Leave out the pictures and repeat the rest of the material exactly.

##### Data shown

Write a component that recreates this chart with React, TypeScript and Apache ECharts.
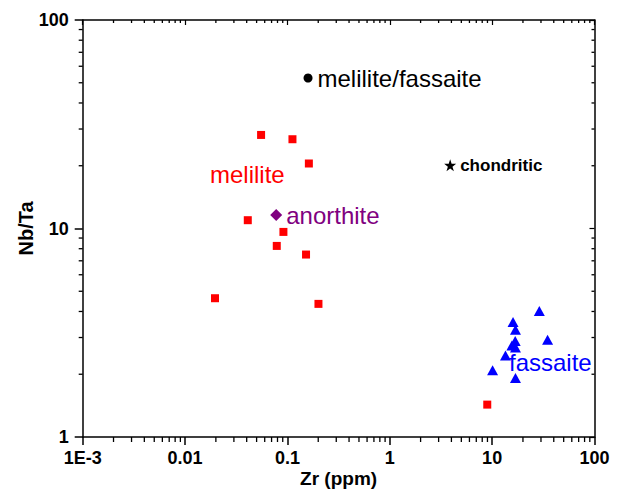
import React, { useEffect, useRef } from "react";
import * as echarts from "echarts";

// Melilite (red squares)
const meliliteZr = [0.0553, 0.112, 0.162, 0.041, 0.0914, 0.0787, 0.152, 0.201, 0.0196, 8.96];
const meliliteNbTa = [28.1, 26.8, 20.5, 10.96, 9.63, 8.25, 7.5, 4.35, 4.63, 1.43];
// Fassaite (blue triangles)
const fassaiteZr = [28.9, 16.0, 16.9, 34.8, 16.8, 15.6, 16.9, 13.5, 10.1, 16.9];
const fassaiteNbTa = [4.02, 3.56, 3.27, 2.93, 2.89, 2.75, 2.69, 2.46, 2.09, 1.92];
// Anorthite (purple diamond)
const anorthiteZr = [0.0777];
const anorthiteNbTa = [11.6];
// Melilite/fassaite (black circle)
const melFasZr = [0.159];
const melFasNbTa = [52.7];
// Chondritic (black star)
const chondriticZr = [3.89];
const chondriticNbTa = [20.1];

const xTickLabels = ["1E-3", "0.01", "0.1", "1", "10", "100"];
const yTickLabels = ["1", "10", "100"];
// minor tick positions (axis decoration)
const xMinor = [
  0.002, 0.003, 0.004, 0.005, 0.006, 0.007, 0.008, 0.009,
  0.02, 0.03, 0.04, 0.05, 0.06, 0.07, 0.08, 0.09,
  0.2, 0.3, 0.4, 0.5, 0.6, 0.7, 0.8, 0.9,
  2, 3, 4, 5, 6, 7, 8, 9,
  20, 30, 40, 50, 60, 70, 80, 90,
];
const yMinor = [2, 3, 4, 5, 6, 7, 8, 9, 20, 30, 40, 50, 60, 70, 80, 90];

const FONT = "'Liberation Sans', Arial, sans-serif";
const STAR = "path://M12,0 L14.9,8.6 L24,8.6 L16.6,14 L19.4,22.8 L12,17.4 L4.6,22.8 L7.4,14 L0,8.6 L9.1,8.6 Z";

const pairs = (xs: number[], ys: number[]) => xs.map((x, i) => [x, ys[i]]);

const X_MIN = 0.001;
const X_MAX = 100;
const Y_MIN = 1;
const Y_MAX = 100;

export default function App() {
  const ref = useRef<HTMLDivElement>(null);
  useEffect(() => {
    if (!ref.current) return;
    const chart = echarts.init(ref.current, undefined, { renderer: "svg" });
    const axisLine = { show: true, lineStyle: { color: "#000", width: 1.5 } };
    const xBase = {
      type: "log" as const,
      logBase: 10,
      min: X_MIN,
      max: X_MAX,
      interval: 1,
      splitLine: { show: false },
      axisLine,
    };
    const yBase = {
      type: "log" as const,
      logBase: 10,
      min: Y_MIN,
      max: Y_MAX,
      interval: 1,
      splitLine: { show: false },
      axisLine,
    };
    const tickLabel = {
      color: "#000",
      fontSize: 18,
      fontWeight: "bold" as const,
      fontFamily: FONT,
    };

    const tickLine = (
      key: string,
      data: number[][],
      size: [number, number],
      offset: [number, number]
    ) => ({
      type: "scatter",
      id: key,
      name: key,
      silent: true,
      clip: false,
      symbol: "rect",
      symbolSize: size,
      symbolOffset: offset,
      itemStyle: { color: "#000", opacity: 1 },
      z: 10,
      data,
    });

    chart.setOption({
      animation: false,
      backgroundColor: "#fff",
      grid: { left: 82.7, right: 22.5, top: 20, bottom: 56 },
      xAxis: [
        {
          ...xBase,
          position: "bottom",
          name: "Zr (ppm)",
          nameLocation: "middle",
          nameGap: 32,
          nameMoveOverlap: false,
          nameTextStyle: { color: "#000", fontSize: 19, fontWeight: "bold", fontFamily: FONT },
          axisTick: { show: true, inside: false, length: 8, lineStyle: { color: "#000", width: 1.5 } },
          axisLabel: {
            ...tickLabel,
            margin: 12,
            formatter: (v: number) => xTickLabels[Math.round(Math.log10(v)) + 3] ?? "",
          },
        },
        {
          ...xBase,
          position: "top",
          axisTick: { show: true, inside: true, length: 5, lineStyle: { color: "#000", width: 1.2 } },
          axisLabel: { show: false },
        },
      ],
      yAxis: [
        {
          ...yBase,
          position: "left",
          name: "Nb/Ta",
          nameLocation: "middle",
          nameGap: 47,
          nameMoveOverlap: false,
          nameTextStyle: { color: "#000", fontSize: 20, fontWeight: "bold", fontFamily: FONT },
          axisTick: { show: true, inside: false, length: 8, lineStyle: { color: "#000", width: 1.5 } },
          axisLabel: {
            ...tickLabel,
            margin: 14,
            formatter: (v: number) => yTickLabels[Math.round(Math.log10(v))] ?? "",
          },
        },
        {
          ...yBase,
          position: "right",
          axisTick: { show: true, inside: true, length: 5, lineStyle: { color: "#000", width: 1.2 } },
          axisLabel: { show: false },
        },
      ],
      series: [
        // minor ticks: bottom (outward), top (inward), left (outward), right (inward)
        tickLine("mb", xMinor.map((v) => [v, Y_MIN]), [1.3, 5], [0, 2.5]),
        tickLine("mt", xMinor.map((v) => [v, Y_MAX]), [1.3, 3], [0, 1.5]),
        tickLine("ml", yMinor.map((v) => [X_MIN, v]), [4, 1.3], [-2, 0]),
        tickLine("mr", yMinor.map((v) => [X_MAX, v]), [3, 1.3], [-1.5, 0]),
        {
          type: "scatter",
          name: "melilite",
          symbol: "rect",
          symbolSize: 8,
          itemStyle: { color: "#ff0000", opacity: 1 },
          data: pairs(meliliteZr, meliliteNbTa),
        },
        {
          type: "scatter",
          name: "fassaite",
          symbol: "triangle",
          symbolSize: [11, 10],
          itemStyle: { color: "#0000ff", opacity: 1 },
          data: pairs(fassaiteZr, fassaiteNbTa),
        },
        {
          type: "scatter",
          name: "anorthite",
          symbol: "diamond",
          symbolSize: 12,
          itemStyle: { color: "#800080", opacity: 1 },
          label: {
            show: true,
            position: "right",
            distance: 4,
            formatter: "anorthite",
            color: "#800080",
            fontSize: 24,
            fontFamily: FONT,
          },
          data: pairs(anorthiteZr, anorthiteNbTa),
        },
        {
          type: "scatter",
          name: "melilite/fassaite",
          symbol: "circle",
          symbolSize: 9,
          itemStyle: { color: "#000", opacity: 1 },
          label: {
            show: true,
            position: "right",
            distance: 5,
            formatter: "melilite/fassaite",
            color: "#000",
            fontSize: 24,
            fontFamily: FONT,
          },
          data: pairs(melFasZr, melFasNbTa),
        },
        {
          type: "scatter",
          name: "chondritic",
          symbol: STAR,
          symbolSize: 12,
          itemStyle: { color: "#000", opacity: 1 },
          label: {
            show: true,
            position: "right",
            distance: 4,
            formatter: "chondritic",
            color: "#000",
            fontSize: 17,
            fontWeight: "bold",
            fontFamily: FONT,
          },
          data: pairs(chondriticZr, chondriticNbTa),
        },
      ],
      graphic: [
        {
          type: "text",
          left: 210,
          top: 162,
          style: { text: "melilite", fill: "#ff0000", fontSize: 24, fontFamily: FONT },
        },
        {
          type: "text",
          left: 509,
          top: 350,
          style: { text: "fassaite", fill: "#0000ff", fontSize: 24, fontFamily: FONT },
        },
      ],
    });
    return () => chart.dispose();
  }, []);
  return (
    <div
      ref={ref}
      style={{ position: "fixed", left: 0, top: 0, width: 617, height: 493 }}
    />
  );
}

##########

## Solution below:
Write a component that recreates this chart with React, TypeScript and Apache ECharts.
import React, { useEffect, useRef } from "react";
import * as echarts from "echarts";

// Melilite (red squares)
const meliliteZr = [0.0553, 0.112, 0.162, 0.041, 0.0914, 0.0787, 0.152, 0.201, 0.0196, 8.96];
const meliliteNbTa = [28.1, 26.8, 20.5, 10.96, 9.63, 8.25, 7.5, 4.35, 4.63, 1.43];
// Fassaite (blue triangles)
const fassaiteZr = [28.9, 16.0, 16.9, 34.8, 16.8, 15.6, 16.9, 13.5, 10.1, 16.9];
const fassaiteNbTa = [4.02, 3.56, 3.27, 2.93, 2.89, 2.75, 2.69, 2.46, 2.09, 1.92];
// Anorthite (purple diamond)
const anorthiteZr = [0.0777];
const anorthiteNbTa = [11.6];
// Melilite/fassaite (black circle)
const melFasZr = [0.159];
const melFasNbTa = [52.7];
// Chondritic (black star)
const chondriticZr = [3.89];
const chondriticNbTa = [20.1];

const xTickLabels = ["1E-3", "0.01", "0.1", "1", "10", "100"];
const yTickLabels = ["1", "10", "100"];
// minor tick positions (axis decoration)
const xMinor = [
  0.002, 0.003, 0.004, 0.005, 0.006, 0.007, 0.008, 0.009,
  0.02, 0.03, 0.04, 0.05, 0.06, 0.07, 0.08, 0.09,
  0.2, 0.3, 0.4, 0.5, 0.6, 0.7, 0.8, 0.9,
  2, 3, 4, 5, 6, 7, 8, 9,
  20, 30, 40, 50, 60, 70, 80, 90,
];
const yMinor = [2, 3, 4, 5, 6, 7, 8, 9, 20, 30, 40, 50, 60, 70, 80, 90];

const FONT = "'Liberation Sans', Arial, sans-serif";
const STAR = "path://M12,0 L14.9,8.6 L24,8.6 L16.6,14 L19.4,22.8 L12,17.4 L4.6,22.8 L7.4,14 L0,8.6 L9.1,8.6 Z";

const pairs = (xs: number[], ys: number[]) => xs.map((x, i) => [x, ys[i]]);

const X_MIN = 0.001;
const X_MAX = 100;
const Y_MIN = 1;
const Y_MAX = 100;

export default function App() {
  const ref = useRef<HTMLDivElement>(null);
  useEffect(() => {
    if (!ref.current) return;
    const chart = echarts.init(ref.current, undefined, { renderer: "svg" });
    const axisLine = { show: true, lineStyle: { color: "#000", width: 1.5 } };
    const xBase = {
      type: "log" as const,
      logBase: 10,
      min: X_MIN,
      max: X_MAX,
      interval: 1,
      splitLine: { show: false },
      axisLine,
    };
    const yBase = {
      type: "log" as const,
      logBase: 10,
      min: Y_MIN,
      max: Y_MAX,
      interval: 1,
      splitLine: { show: false },
      axisLine,
    };
    const tickLabel = {
      color: "#000",
      fontSize: 18,
      fontWeight: "bold" as const,
      fontFamily: FONT,
    };

    const tickLine = (
      key: string,
      data: number[][],
      size: [number, number],
      offset: [number, number]
    ) => ({
      type: "scatter",
      id: key,
      name: key,
      silent: true,
      clip: false,
      symbol: "rect",
      symbolSize: size,
      symbolOffset: offset,
      itemStyle: { color: "#000", opacity: 1 },
      z: 10,
      data,
    });

    chart.setOption({
      animation: false,
      backgroundColor: "#fff",
      grid: { left: 82.7, right: 22.5, top: 20, bottom: 56 },
      xAxis: [
        {
          ...xBase,
          position: "bottom",
          name: "Zr (ppm)",
          nameLocation: "middle",
          nameGap: 32,
          nameMoveOverlap: false,
          nameTextStyle: { color: "#000", fontSize: 19, fontWeight: "bold", fontFamily: FONT },
          axisTick: { show: true, inside: false, length: 8, lineStyle: { color: "#000", width: 1.5 } },
          axisLabel: {
            ...tickLabel,
            margin: 12,
            formatter: (v: number) => xTickLabels[Math.round(Math.log10(v)) + 3] ?? "",
          },
        },
        {
          ...xBase,
          position: "top",
          axisTick: { show: true, inside: true, length: 5, lineStyle: { color: "#000", width: 1.2 } },
          axisLabel: { show: false },
        },
      ],
      yAxis: [
        {
          ...yBase,
          position: "left",
          name: "Nb/Ta",
          nameLocation: "middle",
          nameGap: 47,
          nameMoveOverlap: false,
          nameTextStyle: { color: "#000", fontSize: 20, fontWeight: "bold", fontFamily: FONT },
          axisTick: { show: true, inside: false, length: 8, lineStyle: { color: "#000", width: 1.5 } },
          axisLabel: {
            ...tickLabel,
            margin: 14,
            formatter: (v: number) => yTickLabels[Math.round(Math.log10(v))] ?? "",
          },
        },
        {
          ...yBase,
          position: "right",
          axisTick: { show: true, inside: true, length: 5, lineStyle: { color: "#000", width: 1.2 } },
          axisLabel: { show: false },
        },
      ],
      series: [
        // minor ticks: bottom (outward), top (inward), left (outward), right (inward)
        tickLine("mb", xMinor.map((v) => [v, Y_MIN]), [1.3, 5], [0, 2.5]),
        tickLine("mt", xMinor.map((v) => [v, Y_MAX]), [1.3, 3], [0, 1.5]),
        tickLine("ml", yMinor.map((v) => [X_MIN, v]), [4, 1.3], [-2, 0]),
        tickLine("mr", yMinor.map((v) => [X_MAX, v]), [3, 1.3], [-1.5, 0]),
        {
          type: "scatter",
          name: "melilite",
          symbol: "rect",
          symbolSize: 8,
          itemStyle: { color: "#ff0000", opacity: 1 },
          data: pairs(meliliteZr, meliliteNbTa),
        },
        {
          type: "scatter",
          name: "fassaite",
          symbol: "triangle",
          symbolSize: [11, 10],
          itemStyle: { color: "#0000ff", opacity: 1 },
          data: pairs(fassaiteZr, fassaiteNbTa),
        },
        {
          type: "scatter",
          name: "anorthite",
          symbol: "diamond",
          symbolSize: 12,
          itemStyle: { color: "#800080", opacity: 1 },
          label: {
            show: true,
            position: "right",
            distance: 4,
            formatter: "anorthite",
            color: "#800080",
            fontSize: 24,
            fontFamily: FONT,
          },
          data: pairs(anorthiteZr, anorthiteNbTa),
        },
        {
          type: "scatter",
          name: "melilite/fassaite",
          symbol: "circle",
          symbolSize: 9,
          itemStyle: { color: "#000", opacity: 1 },
          label: {
            show: true,
            position: "right",
            distance: 5,
            formatter: "melilite/fassaite",
            color: "#000",
            fontSize: 24,
            fontFamily: FONT,
          },
          data: pairs(melFasZr, melFasNbTa),
        },
        {
          type: "scatter",
          name: "chondritic",
          symbol: STAR,
          symbolSize: 12,
          itemStyle: { color: "#000", opacity: 1 },
          label: {
            show: true,
            position: "right",
            distance: 4,
            formatter: "chondritic",
            color: "#000",
            fontSize: 17,
            fontWeight: "bold",
            fontFamily: FONT,
          },
          data: pairs(chondriticZr, chondriticNbTa),
        },
      ],
      graphic: [
        {
          type: "text",
          left: 210,
          top: 162,
          style: { text: "melilite", fill: "#ff0000", fontSize: 24, fontFamily: FONT },
        },
        {
          type: "text",
          left: 509,
          top: 350,
          style: { text: "fassaite", fill: "#0000ff", fontSize: 24, fontFamily: FONT },
        },
      ],
    });
    return () => chart.dispose();
  }, []);
  return (
    <div
      ref={ref}
      style={{ position: "fixed", left: 0, top: 0, width: 617, height: 493 }}
    />
  );
}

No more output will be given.